Allow yourself to feel
Once you’ve moved into a more relaxed state, your emotions will emerge naturally. The calmer you are, the more convincingly your voice and body will express your emotions without you even being conscious of it. Don’t obsess about what your hands should be doing. Don’t try to make your voice sound as if you are fascinated. After all, how often do you think of your body language when you’re having an animated conversation with a friend or when you’re in the middle of a raging row with your partner?
There are, of course, exceptions to this advice about emoting your feelings without a filter, which we’ll explore later in this tool. For instance, if you’re not inherently interested in a topic; when you’ve done a routine hundreds of times before and you must act surprised; or when you find yourself frustrated by how a child is misbehaving.
3.2.2 Stage 2 — amplify
After you’ve developed ways of controlling your nerves, you can progress to clarifying your emotions onstage more intentionally.
Be sickeningly enthusiastic
When I started presenting science shows, a trainer who was a professional actor gave us some extreme advice for beginners — “If you feel you are being sickeningly enthusiastic, you’re pitching it at about the right level.” Initially, if you don’t feel like a cartoon character hamming it up, you’re not amplifying your emotions enough. The subtleties of emotion we normally employ in conversations will get lost on the stage. Also, remember, when you’re presenting, everything you do always looks better to the audience than it feels to you.
Again, because the curse of the zombie presenter is so insidious, you will rarely see this weakness in your own delivery. Reading these warnings in a book isn’t enough to convince you how much you’re under its spell. It’s only when you watch yourself on video you realise how relatively inexpressive you are. And even then, this is not quite how the audience saw you, because you know what you felt as you’re watching — they didn’t. Being able to see ourselves truly as others see us is one of the hardest things for anyone to do.
I should stress that this advice about feeling as if you are being “sickeningly enthusiastic” only applies to someone at the start of their career.

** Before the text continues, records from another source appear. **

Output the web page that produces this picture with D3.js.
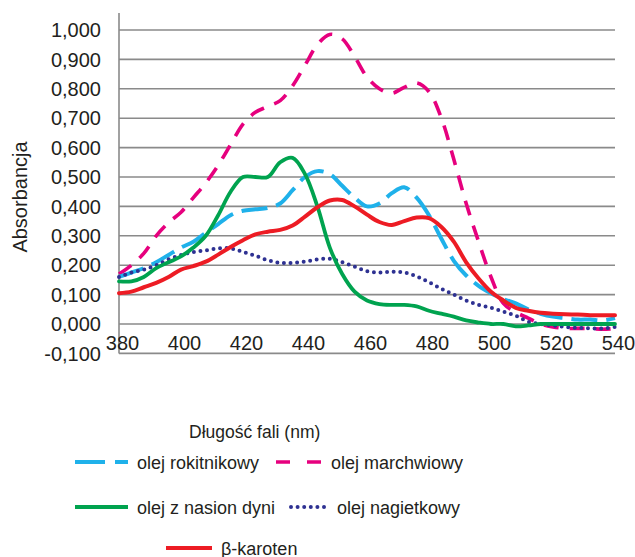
<!DOCTYPE html>
<html>

<head>
  <meta charset="utf-8">
  <script src="https://d3js.org/d3.v7.min.js"></script>
  <style>
    body {
      margin: 0;
      background: #ffffff;
      font-family: "Liberation Sans", Arial, sans-serif;
    }

    .tick-label {
      font-size: 20px;
      fill: #231f20;
    }

    .axis-title {
      font-size: 17.5px;
      fill: #231f20;
    }

    .legend-label {
      font-size: 18px;
      fill: #231f20;
    }
  </style>
</head>

<body>
  <svg id="chart"></svg>

  <script>
    // Wavelengths (nm), read every 4 nm
    const wavelengths = [
      380, 384, 388, 392, 396, 400, 404, 408, 412, 416, 420, 424, 428, 432,
      436, 440, 444, 448, 452, 456, 460, 464, 468, 472, 476, 480, 484, 488,
      492, 496, 500, 504, 508, 512, 516, 520, 524, 528, 532, 536, 540
    ];

    const rokitnikowy = [
      0.16, 0.175, 0.19, 0.21, 0.235, 0.26, 0.28, 0.31, 0.34, 0.37, 0.385,
      0.39, 0.395, 0.41, 0.455, 0.5, 0.52, 0.51, 0.47, 0.43, 0.4, 0.41, 0.445,
      0.465, 0.43, 0.37, 0.29, 0.215, 0.165, 0.13, 0.105, 0.085, 0.07, 0.05,
      0.035, 0.025, 0.02, 0.015, 0.015, 0.012, 0.02
    ];

    const marchwiowy = [
      0.17, 0.2, 0.24, 0.3, 0.345, 0.38, 0.43, 0.48, 0.54, 0.61, 0.68, 0.72,
      0.74, 0.76, 0.81, 0.88, 0.95, 0.985, 0.97, 0.91, 0.84, 0.8, 0.785, 0.805,
      0.82, 0.79, 0.7, 0.56, 0.41, 0.28, 0.16, 0.07, 0.04, 0.02, 0.0, -0.01,
      -0.015, -0.015, -0.015, -0.018, -0.015
    ];

    const dyni = [
      0.145, 0.145, 0.16, 0.19, 0.21, 0.23, 0.26, 0.3, 0.37, 0.45, 0.5, 0.5,
      0.5, 0.55, 0.565, 0.51, 0.4, 0.26, 0.17, 0.11, 0.08, 0.068, 0.065, 0.065,
      0.06, 0.045, 0.035, 0.025, 0.012, 0.005, 0.0, 0.0, -0.008, -0.005, 0.0,
      0.0, 0.0, 0.0, 0.0, 0.0, 0.0
    ];

    const nagietkowy = [
      0.16, 0.175, 0.185, 0.2, 0.22, 0.235, 0.245, 0.25, 0.257, 0.257, 0.245,
      0.232, 0.217, 0.208, 0.208, 0.212, 0.22, 0.222, 0.21, 0.195, 0.18,
      0.175, 0.178, 0.175, 0.162, 0.142, 0.12, 0.1, 0.08, 0.065, 0.055, 0.042,
      0.028, 0.008, 0.0, -0.005, -0.01, -0.013, -0.015, -0.015, -0.01
    ];

    const karoten = [
      0.105, 0.11, 0.125, 0.14, 0.16, 0.185, 0.197, 0.212, 0.236, 0.262, 0.285,
      0.305, 0.314, 0.32, 0.335, 0.365, 0.397, 0.42, 0.422, 0.4, 0.372, 0.347,
      0.337, 0.35, 0.362, 0.36, 0.33, 0.28, 0.21, 0.155, 0.11, 0.08, 0.055,
      0.045, 0.038, 0.035, 0.033, 0.032, 0.03, 0.03, 0.03
    ];

    const xTicks = [380, 400, 420, 440, 460, 480, 500, 520, 540];
    const yTicks = [-0.1, 0, 0.1, 0.2, 0.3, 0.4, 0.5, 0.6, 0.7, 0.8, 0.9, 1.0];

    const width = 635;
    const height = 557;

    const svg = d3.select("#chart")
      .attr("width", width)
      .attr("height", height);

    // Scales
    const x = d3.scaleLinear().domain([380, 540]).range([119, 615]);
    const y = d3.scaleLinear().domain([0, 1]).range([324, 30]);

    // Horizontal gridlines
    svg.append("g")
      .selectAll("line")
      .data(yTicks)
      .join("line")
      .attr("x1", x(380))
      .attr("x2", x(540))
      .attr("y1", d => y(d))
      .attr("y2", d => y(d))
      .attr("stroke", "#8a8a8a")
      .attr("stroke-width", 1.6);

    // Vertical axis line
    svg.append("line")
      .attr("x1", x(380))
      .attr("x2", x(380))
      .attr("y1", 13)
      .attr("y2", y(-0.1))
      .attr("stroke", "#8a8a8a")
      .attr("stroke-width", 1.6);

    // Y tick labels
    const fmtY = d => d3.format(".3f")(d).replace(".", ",").replace("−", "-");
    svg.append("g")
      .selectAll("text")
      .data(yTicks)
      .join("text")
      .attr("class", "tick-label")
      .attr("x", 101)
      .attr("y", d => y(d))
      .attr("dy", "0.36em")
      .attr("text-anchor", "end")
      .text(d => (d >= 1 ? "1,000" : fmtY(d)));

    // X tick labels (between 0 and -0,100 lines)
    svg.append("g")
      .selectAll("text")
      .data(xTicks)
      .join("text")
      .attr("class", "tick-label")
      .attr("x", d => x(d) + 3.5)
      .attr("y", 350)
      .attr("text-anchor", "middle")
      .text(d => d);

    // Axis titles
    svg.append("text")
      .attr("class", "tick-label")
      .attr("transform", "translate(27,197) rotate(-90)")
      .attr("text-anchor", "middle")
      .text("Absorbancja");

    svg.append("text")
      .attr("class", "axis-title")
      .attr("x", 189)
      .attr("y", 438)
      .text("Długość fali (nm)");

    // Series
    const series = [
      { name: "olej rokitnikowy", values: rokitnikowy, color: "#1fb1ea", dash: "26,9", cap: "butt", w: 4 },
      { name: "olej marchwiowy", values: marchwiowy, color: "#e6007e", dash: "15,11", cap: "butt", w: 3.6 },
      { name: "olej z nasion dyni", values: dyni, color: "#00a34f", dash: null, cap: "round", w: 3.8 },
      { name: "olej nagietkowy", values: nagietkowy, color: "#2e3192", dash: "0,6.6", cap: "round", w: 4 },
      { name: "β-karoten", values: karoten, color: "#ed1c24", dash: null, cap: "round", w: 4 }
    ];

    const line = d3.line()
      .x(d => x(d[0]))
      .y(d => y(d[1]))
      .curve(d3.curveCatmullRom.alpha(0.5));

    const drawOrder = [1, 0, 3, 2, 4];
    drawOrder.forEach(i => {
      const s = series[i];
      svg.append("path")
        .datum(wavelengths.map((w, j) => [w, s.values[j]]))
        .attr("d", line)
        .attr("fill", "none")
        .attr("stroke", s.color)
        .attr("stroke-width", s.w)
        .attr("stroke-linecap", s.cap)
        .attr("stroke-linejoin", "round")
        .attr("stroke-dasharray", s.dash);
    });

    // Legend
    const legendItems = [
      { s: 0, x1: 75, x2: 128, tx: 137, y: 462 },
      { s: 1, x1: 276, x2: 321, tx: 331, y: 462 },
      { s: 2, x1: 75, x2: 128, tx: 137, y: 507 },
      { s: 3, x1: 291, x2: 329, tx: 337, y: 507 },
      { s: 4, x1: 166, x2: 212, tx: 221, y: 548 }
    ];

    const legend = svg.append("g");
    legendItems.forEach(item => {
      const s = series[item.s];
      let dash = s.dash;
      if (item.s === 0) dash = "30,10";
      if (item.s === 1) dash = "14,17";
      legend.append("line")
        .attr("x1", item.x1)
        .attr("x2", item.x2)
        .attr("y1", item.y)
        .attr("y2", item.y)
        .attr("stroke", s.color)
        .attr("stroke-width", s.w)
        .attr("stroke-linecap", s.cap === "round" && !s.dash ? "butt" : s.cap)
        .attr("stroke-dasharray", dash);
      legend.append("text")
        .attr("class", "legend-label")
        .attr("x", item.tx)
        .attr("y", item.y + 6.5)
        .text(s.name);
    });
  </script>
</body>

</html>
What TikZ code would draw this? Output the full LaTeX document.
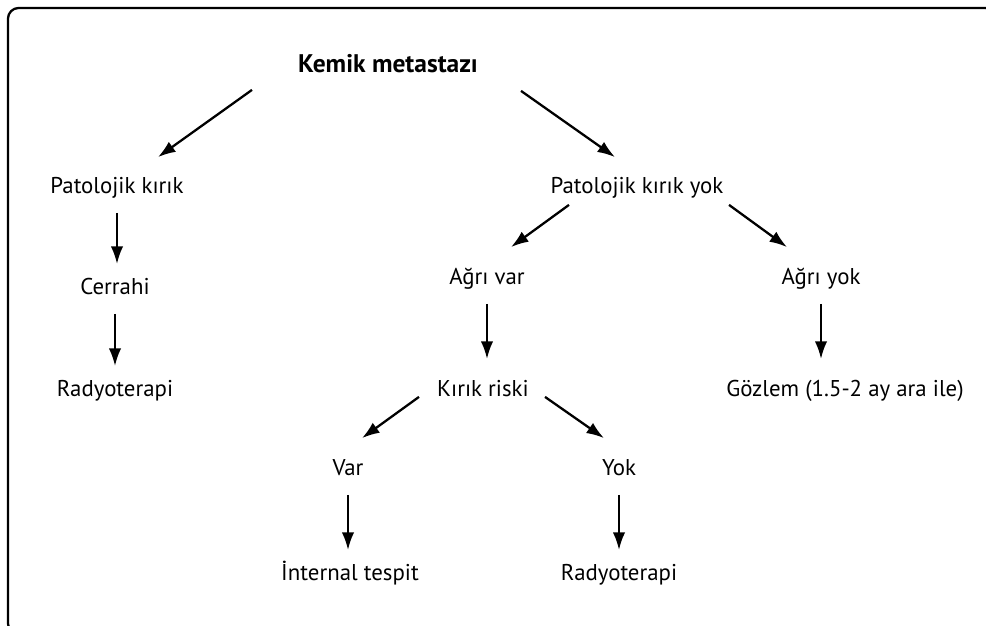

Once you’ve been presenting for a while, you project your emotions without thinking and it begins to feel much more normal.

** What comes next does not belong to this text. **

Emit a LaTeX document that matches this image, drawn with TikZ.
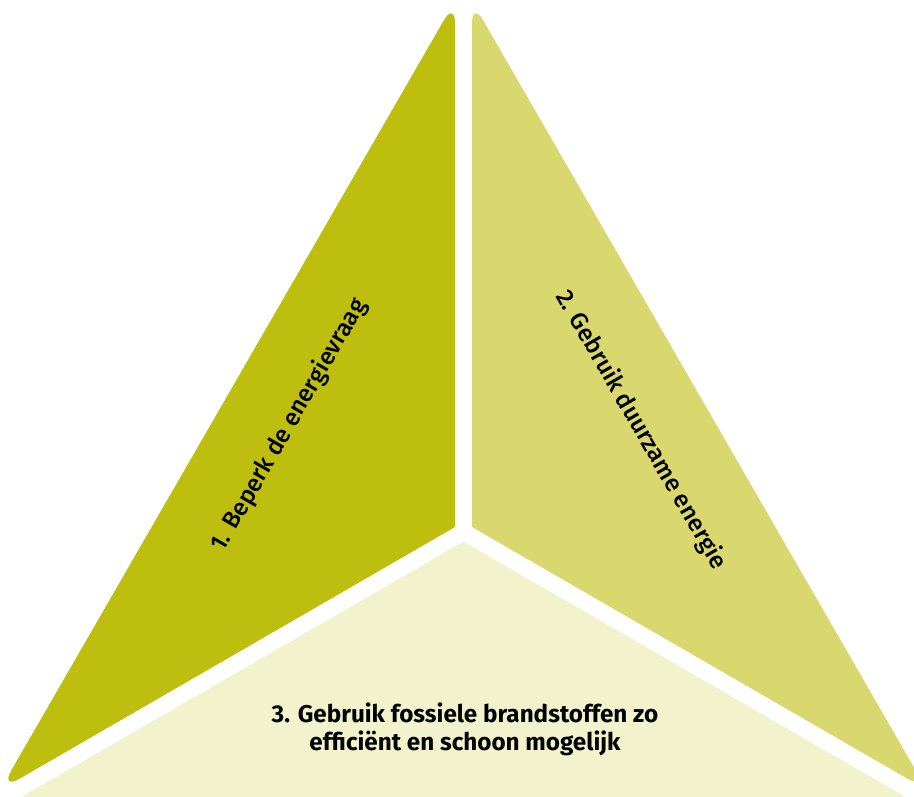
\documentclass[tikz,border=0pt]{standalone}
\usepackage{fontspec}
\setmainfont{Fira Sans}
\newfontfamily\firamedium{Fira Sans Medium}
\definecolor{vraag}{RGB}{189,190,14}
\definecolor{duurzaam}{RGB}{217,216,110}
\definecolor{fossiel}{RGB}{242,242,204}
\begin{document}
\begin{tikzpicture}[x=0.02cm, y=-0.02cm,
  label/.style={font=\fontsize{13.8}{16}\selectfont\firamedium, align=center}]
 \useasboundingbox (0,0) rectangle (914,797);
 \clip (0,0) rectangle (914,797);
 % three parts of the triangle
 \fill[vraag] (455,527) [rounded corners=13pt] -- (455,1) -- (0,790) [sharp corners] -- cycle;
 \fill[duurzaam] (472,527) [rounded corners=13pt] -- (472,1) -- (927,790) [sharp corners] -- cycle;
 \fill[fossiel] (463.5,541.7) [rounded corners=13pt] -- (919.5,805) -- (7.5,805) [sharp corners] -- cycle;
 % labels
 \node[label, rotate=60] (l1) at (289,425) {1. Beperk de energievraag};
 \node[label, rotate=-60] (l2) at (641,430) {2. Gebruik duurzame energie};
 \node[label, font=\fontsize{13.8}{16}\selectfont\bfseries] (l3) at (465,729) {3. Gebruik fossiele brandstoffen zo\\efficiënt en schoon mogelijk};
\end{tikzpicture}
\end{document}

“Few people speak passionately. They think they’re being passionate, but to the audience they come off as only mildly engaging.”

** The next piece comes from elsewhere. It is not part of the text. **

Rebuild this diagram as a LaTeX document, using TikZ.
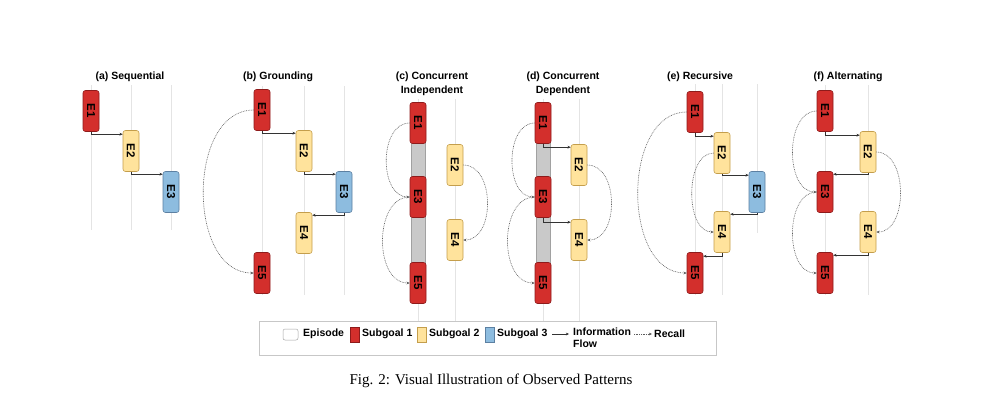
\documentclass[tikz,border=0pt]{standalone}
\usepackage{fontspec}
\setmainfont{Liberation Serif}
\newfontfamily\sansbf{Liberation Sans}[FakeBold=0]
\usetikzlibrary{arrows.meta}
\definecolor{sgred}{HTML}{D32F2C}
\definecolor{sgredd}{HTML}{8E1B1B}
\definecolor{sgyel}{HTML}{FFE39C}
\definecolor{sgyeld}{HTML}{C49E4C}
\definecolor{sgblu}{HTML}{8DBCDF}
\definecolor{sgblud}{HTML}{5C80A2}
\definecolor{guide}{HTML}{E4E4E4}
\definecolor{barc}{HTML}{C9C9C9}
\definecolor{ink}{HTML}{333333}
\tikzset{
  ep/.style={draw, rounded corners=2.5pt, minimum width=16pt, minimum height=41pt, inner sep=0pt, line width=0.6pt, font=\sansbf\bfseries\fontsize{11.5}{12}\selectfont},
  sone/.style={ep, fill=sgred, draw=sgredd},
  stwo/.style={ep, fill=sgyel, draw=sgyeld},
  sthree/.style={ep, fill=sgblu, draw=sgblud},
  guideline/.style={draw=guide, line width=0.7pt},
  cbar/.style={fill=barc, draw=barc!80!black, line width=0.4pt},
  flow/.style={draw=ink, line width=0.8pt, -{Stealth[length=3.2pt,width=2.8pt]}},
  recall/.style={draw=ink!80, line width=0.6pt, dash pattern=on 0.8pt off 0.9pt, -{Stealth[length=3.2pt,width=2.8pt]}},
  ttl/.style={font=\sansbf\bfseries\fontsize{10.5}{14}\selectfont, align=center},
  lgd/.style={font=\sansbf\bfseries\fontsize{10.5}{12}\selectfont, anchor=west, inner sep=0pt, align=left},
}
\newcommand{\ep}[1]{\rotatebox{-90}{#1}}
\begin{document}
\begin{tikzpicture}[x=1pt,y=-1pt]
\useasboundingbox[fill=white] (0,0) rectangle (1000,416);

% ---------- guide lines ----------
\foreach \x in {91,131,171} \draw[guideline] (\x,85) -- (\x,230);
\foreach \x in {262,304,344} \draw[guideline] (\x,86) -- (\x,295);
\foreach \x in {418,455} \draw[guideline] (\x,99) -- (\x,321);
\foreach \x in {543,579} \draw[guideline] (\x,99) -- (\x,321);
\foreach \x in {695,722} \draw[guideline] (\x,84) -- (\x,295);
\draw[guideline] (757,84) -- (757,233);
\foreach \x in {825,868} \draw[guideline] (\x,85) -- (\x,295);

% ---------- titles ----------
\node[ttl] (ta) at (130,77) {(a) Sequential};
\node[ttl] (tb) at (278,77) {(b) Grounding};
\node[ttl] (tc) at (432,84) {(c) Concurrent\\Independent};
\node[ttl] (td) at (563,84) {(d) Concurrent\\Dependent};
\node[ttl] (te) at (700,77) {(e) Recursive};
\node[ttl] (tf) at (848,77) {(f) Alternating};

% ---------- concurrent bars ----------
\draw[cbar] (411,104) rectangle (425,302);
\draw[cbar] (536,104) rectangle (550,302);

% ---------- (a) ----------
\node[sone]   (a1) at (91,111)  {\ep{E1}};
\node[stwo]   (a2) at (131,151) {\ep{E2}};
\node[sthree] (a3) at (171,192) {\ep{E3}};
\draw[flow] (a1.south) |- ([yshift=-4pt]a2.north west);
\draw[flow] (a2.south) |- ([yshift=-3pt]a3.north west);

% ---------- (b) ----------
\node[sone]   (b1) at (262,110) {\ep{E1}};
\node[stwo]   (b2) at (304,151) {\ep{E2}};
\node[sthree] (b3) at (344,192) {\ep{E3}};
\node[stwo]   (b4) at (304,233) {\ep{E4}};
\node[sone]   (b5) at (262,273) {\ep{E5}};
\draw[flow] (b1.south) |- ([yshift=-3pt]b2.north west);
\draw[flow] (b2.south) |- ([yshift=-3pt]b3.north west);
\draw[flow] (b3.south) |- ([yshift=-3pt]b4.north east);
\draw[recall] (b1.west) to[out=180,in=180,distance=67pt] (b5.west);

% ---------- (c) ----------
\node[sone] (c1) at (418,123) {\ep{E1}};
\node[sone] (c3) at (418,197) {\ep{E3}};
\node[sone] (c5) at (418,283) {\ep{E5}};
\node[stwo] (c2) at (455,165) {\ep{E2}};
\node[stwo] (c4) at (455,240) {\ep{E4}};
\draw[recall] (c1.west) to[out=180,in=180,distance=31pt] (c3.west);
\draw[recall] (c3.west) to[out=180,in=180,distance=36pt] (c5.west);
\draw[recall] (c2.east) to[out=0,in=0,distance=32pt] (c4.east);

% ---------- (d) ----------
\node[sone] (d1) at (543,123) {\ep{E1}};
\node[sone] (d3) at (543,197) {\ep{E3}};
\node[sone] (d5) at (543,283) {\ep{E5}};
\node[stwo] (d2) at (579,165) {\ep{E2}};
\node[stwo] (d4) at (579,240) {\ep{E4}};
\draw[flow] (d1.south) |- ([yshift=-3pt]d2.north west);
\draw[flow] (d3.south) |- ([yshift=-3pt]d4.north west);
\draw[recall] (d1.west) to[out=180,in=180,distance=30pt] (d3.west);
\draw[recall] (d3.west) to[out=180,in=180,distance=36pt] (d5.west);
\draw[recall] (d2.east) to[out=0,in=0,distance=32pt] (d4.east);

% ---------- (e) ----------
\node[sone]   (e1) at (695,112) {\ep{E1}};
\node[stwo]   (e2) at (722,153) {\ep{E2}};
\node[sthree] (e3) at (757,192) {\ep{E3}};
\node[stwo]   (e4) at (722,232) {\ep{E4}};
\node[sone]   (e5) at (695,273) {\ep{E5}};
\draw[flow] (e1.south) |- ([yshift=-4pt]e2.north west);
\draw[flow] (e2.south) |- ([yshift=-4pt]e3.north west);
\draw[flow] (e3.south) |- ([yshift=-3pt]e4.north east);
\draw[flow] (e4.south) |- ([yshift=-4pt]e5.north east);
\draw[recall] (e1.west) to[out=180,in=180,distance=65pt] (e5.west);
\draw[recall] (e2.west) to[out=180,in=180,distance=29pt] (e4.west);

% ---------- (f) ----------
\node[sone] (f1) at (825,111) {\ep{E1}};
\node[stwo] (f2) at (868,152) {\ep{E2}};
\node[sone] (f3) at (825,192) {\ep{E3}};
\node[stwo] (f4) at (868,232) {\ep{E4}};
\node[sone] (f5) at (825,273) {\ep{E5}};
\draw[flow] (f1.south) |- ([yshift=-4pt]f2.north west);
\draw[flow] (f2.south) |- ([yshift=-3pt]f3.north east);
\draw[flow] (f4.south) |- ([yshift=-3pt]f5.north east);
\draw[recall] (f1.west) to[out=180,in=180,distance=32pt] (f3.west);
\draw[recall] (f3.west) to[out=180,in=180,distance=32pt] (f5.west);
\draw[recall] (f2.east) to[out=0,in=0,distance=32pt] (f4.east);

% ---------- legend ----------
\node[draw=black!22, line width=0.7pt, fill=white, minimum width=457pt, minimum height=34pt, inner sep=0pt] (lg) at (487.5,338) {};
\node[draw=black!35, fill=white, rounded corners=2pt, minimum width=15pt, minimum height=11pt, inner sep=0pt, line width=0.5pt] (lep) at (290.5,334.5) {};
\node[lgd] (lept) at (303,334) {Episode};
\node[fill=sgred, draw=sgredd, line width=0.5pt, minimum width=9pt, minimum height=15pt, inner sep=0pt] (ls1) at (354.5,334.5) {};
\node[lgd] (ls1t) at (362,334) {Subgoal 1};
\node[fill=sgyel, draw=sgyeld, line width=0.5pt, minimum width=9pt, minimum height=15pt, inner sep=0pt] (ls2) at (422,334.5) {};
\node[lgd] (ls2t) at (429,334) {Subgoal 2};
\node[fill=sgblu, draw=sgblud, line width=0.5pt, minimum width=9pt, minimum height=15pt, inner sep=0pt] (ls3) at (489.5,334.5) {};
\node[lgd] (ls3t) at (497,334) {Subgoal 3};
\coordinate (lfa) at (552,334);
\coordinate (lfb) at (569,334);
\draw[flow] (lfa) -- (lfb);
\node[lgd] (lft) at (573,338) {Information\\Flow};
\coordinate (lra) at (634,334);
\coordinate (lrb) at (652,334);
\draw[recall] (lra) -- (lrb);
\node[lgd] (lrt) at (654,334) {Recall};

% ---------- caption ----------
\node[font=\fontsize{15}{18}\selectfont, inner sep=0pt] (cap) at (491,381) {Fig. 2: Visual Illustration of Observed Patterns};
\end{tikzpicture}
\end{document}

Scott Berkun (professional speaker)
Adjust for you and your audience
Now that I’ve given the above advice in its most robust form, allow me to qualify it. In practice, the extent to which you need to exaggerate your emotions in any given presentation, depends on several factors:
- how animated you are naturally — some people are more dispositionally expressive than others, but every presenter can learn to communicate their feelings more clearly with their voice and body.
- your presentation character and style — as ever, the way you implement any hook must always be consistent with your stage persona. Some educators convey their passion through quiet intensity rather than loud animation. But their learners still feel their energy.
- the energy level of the room — opening with too much enthusiasm for the initial state of the crowd, can turn them off you, e.g. some reluctant teenage groups; shy audiences of children under five. It is better to bring up the energy of these groups gradually, in steps, as you win their trust. But you still need to lead their response with your level of enthusiasm.
- the size of the audience — the flattening effect demands that the further away your learners are, the more you need to magnify your expressions and body language.
- the age of the group — children and young people inhabit a much more vibrant universe than adults. They constantly seek new sensations. The younger the learners, the more expressive you can afford to become without being seen to be patronising them.
- the nature of your content — when discussing ideas that your audience may find controversial or sensitive, you may need to adjust your enthusiasm to respect the topic and to help you connect with them.
- their cultural expectations — people vary across the world in how energetic they expect their presenters to be.
But don’t allow any of these qualifications to let you escape the initial discomfort you should feel as you learn how to amplify your emotions. For example, even those educators with a quieter or more laid-back presentation style still need to exaggerate the emotions underlying their intensity onstage.
You’re unlikely to overdo it
Part of our reluctance to amplify our emotions as educators stems from not wanting to come across as one of two stereotypes — a manic children’s entertainer or an evangelical motivational speaker. I understand these fears.
But I need you to trust me on this point. Years of training educators has demonstrated to me that the risk of inexperienced presenters overdoing the amplification of their emotions is less than the danger of them coming across as a zombie. Surprisingly, this remains true even when I challenge them, in training exercises, to show me what they think is a comical level of presentation animation. The few educators who manage to stretch their emotional range too far in these games are usually highly extroverted and expressive by nature or have acting experience (I’ll discuss the dangers of being over-enthusiastic in 3.8).
The reason for this is simply that the psychological factors I identified at the start of this section are so strong for new presenters, they tend to suppress how you express your emotions much more than you think. Provided your enthusiasm comes from your genuine interest in the subject and your commitment to helping your learners, it is hard to be too expressive. Let yourself go.